Here are two quotes by Karl Marx on landlords:

> Landlords do not create value. They merely charge others to use natural resources (like land) that were already there

and

> Landlords, like all other men, love to reap where they never sowed

Plot twist: these are actually Adam Smith quotes. Karl Marx quoted the second in particular.

There is a contemporary economist and former wealth manager by the name of Henry Fudge who describes the housing markets in Western countries as a "rentier asset black hole" [1] and has written a paper called "The Housing Theory of Everything" [2]. The idea is fairly straightforward: capital moves to housing instead of and at the expense of productive output (eg factories) because of tax advantages, inelastic demand, artificial constraints on supply and it being a political goal to make sure that housing prices always go up.

China had made this same mistake as well.

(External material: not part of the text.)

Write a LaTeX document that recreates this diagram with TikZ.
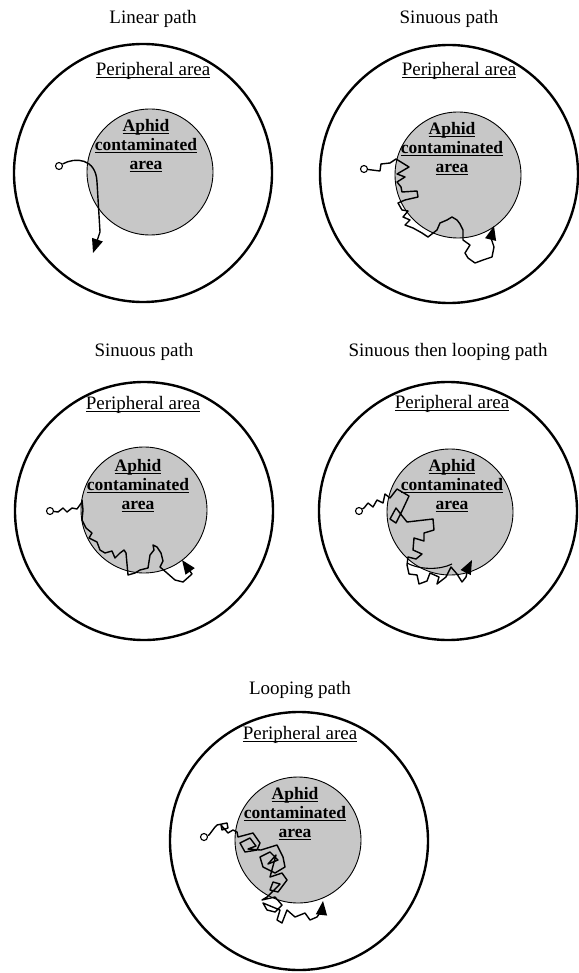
\documentclass[tikz,border=0pt]{standalone}
\usepackage{fontspec}
\setmainfont{Liberation Serif}
\usetikzlibrary{arrows.meta}
\tikzset{
  panel title/.style={font=\fontsize{19}{22}\selectfont, inner sep=0pt},
  zone label/.style={font=\fontsize{19}{22}\selectfont, inner sep=0pt},
  core label/.style={font=\bfseries\fontsize{17.5}{19}\selectfont, align=center, inner sep=0pt},
  arena/.style={circle, draw, line width=2.4pt, minimum size=258pt, inner sep=0pt},
  core/.style={circle, draw, line width=0.9pt, fill=black!22, minimum size=126pt, inner sep=0pt},
  origin/.style={circle, draw, line width=1.1pt, fill=white, minimum size=7pt, inner sep=0pt},
  track/.style={line width=1.4pt, line join=round, -{Triangle[length=14pt,width=11pt]}},
}
% underline set just under the baseline, crossing the descenders
\newcommand{\ulword}[1]{\leavevmode\setbox0\hbox{#1}\rlap{\rule[-2.4pt]{\wd0}{1.3pt}}\box0}
\newcommand{\corelabel}{\ulword{Aphid}\\\ulword{contaminated}\\\ulword{area}}
\begin{document}
\begin{tikzpicture}[x=1pt,y=-1pt]
\useasboundingbox (0,0) rectangle (578,973);

% ---------- Linear path ----------
\node[panel title] (t1) at (153,19) {Linear path};
\node[arena] (o1) at (143,173) {};
\node[core] (c1) at (150,172) {};
\node[zone label] (p1) at (153,71) {\ulword{Peripheral area}};
\node[core label] (a1) at (146,146) {\corelabel};
\node[origin] (s1) at (59,166) {};
\coordinate (e1) at (93,253);
\draw[track] (s1) .. controls (75,157) and (96,158) .. (97,182) -- (100,232) -- (e1);

% ---------- Sinuous path ----------
\node[panel title] (t2) at (449,19) {Sinuous path};
\node[arena] (o2) at (449,174) {};
\node[core] (c2) at (458,175) {};
\node[zone label] (p2) at (459,71) {\ulword{Peripheral area}};
\node[core label] (a2) at (452,149) {\corelabel};
\node[origin] (s2) at (364,169) {};
\coordinate (e2) at (494,226);
\draw[track] (s2) -- (380,171) -- (381,164) -- (390,163) -- (396,159)
  -- (409,167) -- (397,174) -- (405,177) -- (397,182) -- (401,187)
  -- (402,192) -- (417,191) -- (418,197) -- (405,200) -- (398,203)
  -- (402,210) -- (408,211) -- (403,217) -- (410,220) -- (405,225)
  -- (413,228) -- (422,233) -- (428,237) -- (437,230) -- (440,223)
  -- (447,220) -- (452,217) -- (457,220) -- (460,224) -- (463,230)
  -- (463,240) -- (470,245) -- (465,253) -- (468,258) -- (475,263)
  -- (483,260) -- (492,257) -- (494,247) -- (491,238) -- (e2);

% ---------- Sinuous path (second) ----------
\node[panel title] (t3) at (144,352) {Sinuous path};
\node[arena] (o3) at (144,511) {};
\node[core] (c3) at (144,510) {};
\node[zone label] (p3) at (143,405) {\ulword{Peripheral area}};
\node[core label] (a3) at (138,486) {\corelabel};
\node[origin] (s3) at (50,511) {};
\coordinate (e3) at (182,560);
\draw[track] (s3) -- (58,512) -- (63,508) -- (67,512) -- (72,508)
  -- (77,509) -- (82,502) -- (82,500) -- (83,510) -- (82,520)
  -- (86,528) -- (92,533) -- (89,538) -- (97,542) -- (100,550)
  -- (105,553) -- (112,551) -- (115,558) -- (120,553) -- (124,550)
  -- (126,553) -- (128,575) -- (135,573) -- (140,570) -- (148,568)
  -- (150,555) -- (154,550) -- (153,545) -- (157,547) -- (161,553)
  -- (163,561) -- (160,567) -- (167,573) -- (175,580) -- (183,582)
  -- (192,574) -- (187,567) -- (e3);

% ---------- Sinuous then looping path ----------
\node[panel title] (t4) at (448,352) {Sinuous then looping path};
\node[arena] (o4) at (448,511) {};
\node[core] (c4) at (450,512) {};
\node[zone label] (p4) at (452,404) {\ulword{Peripheral area}};
\node[core label] (a4) at (452,486) {\corelabel};
\node[origin] (s4) at (359,511) {};
\coordinate (e4) at (472,560);
\draw[track] (s4) -- (364,508) -- (368,503) -- (373,507) -- (377,500)
  -- (383,503) -- (385,494) -- (390,498) -- (397,489) -- (409,496)
  -- (402,511) -- (396,523) -- (390,519) -- (396,508) -- (403,517)
  -- (407,522) -- (433,519) -- (434,530) -- (424,533) -- (424,541)
  -- (414,538) -- (413,550) -- (422,554) -- (416,559) -- (408,557)
  -- (407,565) -- (409,574) -- (417,575) -- (419,584) -- (427,581)
  -- (430,573) -- (439,577) -- (437,584) -- (446,577) -- (451,567)
  -- (457,574) -- (462,582) -- (466,577) -- (468,568) -- (e4);
\draw[line width=1.1pt] (407,563) .. controls (420,570) and (440,570) .. (452,564);

% ---------- Looping path ----------
\node[panel title] (t5) at (300,690) {Looping path};
\node[arena] (o5) at (299,841) {};
\node[core] (c5) at (298,840) {};
\node[zone label] (p5) at (300,735) {\ulword{Peripheral area}};
\node[core label] (a5) at (295,814) {\corelabel};
\node[origin] (s5) at (204,837) {};
\coordinate (e5) at (323,901);
\draw[track] (s5) -- (209,835) -- (215,827) -- (217,825) -- (227,823)
  -- (228,828) -- (222,830) -- (221,825) -- (228,833) -- (233,830)
  -- (237,832) -- (238,837) -- (253,833) -- (260,843) -- (257,850)
  -- (245,852) -- (240,843) -- (250,838) -- (256,846) -- (248,849)
  -- (261,850) -- (277,845) -- (283,857) -- (285,867) -- (275,873)
  -- (263,867) -- (260,857) -- (270,852) -- (278,860) -- (268,864)
  -- (276,855) -- (270,877) -- (282,873) -- (287,880) -- (278,892)
  -- (270,890) -- (273,882) -- (280,884) -- (267,897) -- (262,900)
  -- (275,897) -- (282,905) -- (275,912) -- (267,910) -- (263,903)
  -- (280,910) -- (277,920) -- (282,923) -- (287,910) -- (295,917)
  -- (305,913) -- (310,920) -- (317,917) -- (322,910) -- (e5);
\end{tikzpicture}
\end{document}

Real estate was one of the few ways people could build wealth prior to Xi Jinping who came in and quietly popped a trillion dollar real estate bubble, famously saying in 2016 [3] "Houses are for living, not for speculation".

My personal view is that ever-increasing house prices are simply stealing from the next generation, a massive wealth transfer to the old and wealthy. It has so many negative effects on society too because it makes everything more expensive. It's an input to every cost (through commercial real estate, which either has to hafve a similar return to residential real estate or it gets replaced with such).

I say all this because the WSJ is defending this generational theft by arguing that people are being "financially savvy" when people seek independence ultimately and this is simply a product of the affordability crisis and declining real wages. It's asinine.

[1]: https://henryfudgeofficial.substack.com/p/the-rentier-asset-...

[2]: https://papers.ssrn.com/sol3/papers.cfm?abstract_id=6571818

[3]: https://en.wikipedia.org/wiki/Houses_are_for_living,_not_for...

thrance 11 hours ago | parent [-]

> I say all this because the WSJ is defending this generational theft by arguing that people are being "financially savvy" when people seek independence ultimately and this is simply a product of the affordability crisis and declining real wages. It's asinine.

Indeed. There's this common trope in modern journalim of pretending that these financial moves are pure results of personal choices and nothing else. So, tweens going back to their parents is them "being financially savvy". Americans spending more on groceries and rent rather than other goods and services is them "adopting new consumer preferences".

It's always chosen, never suffered. Once you start seeing it, you notice it everywhere.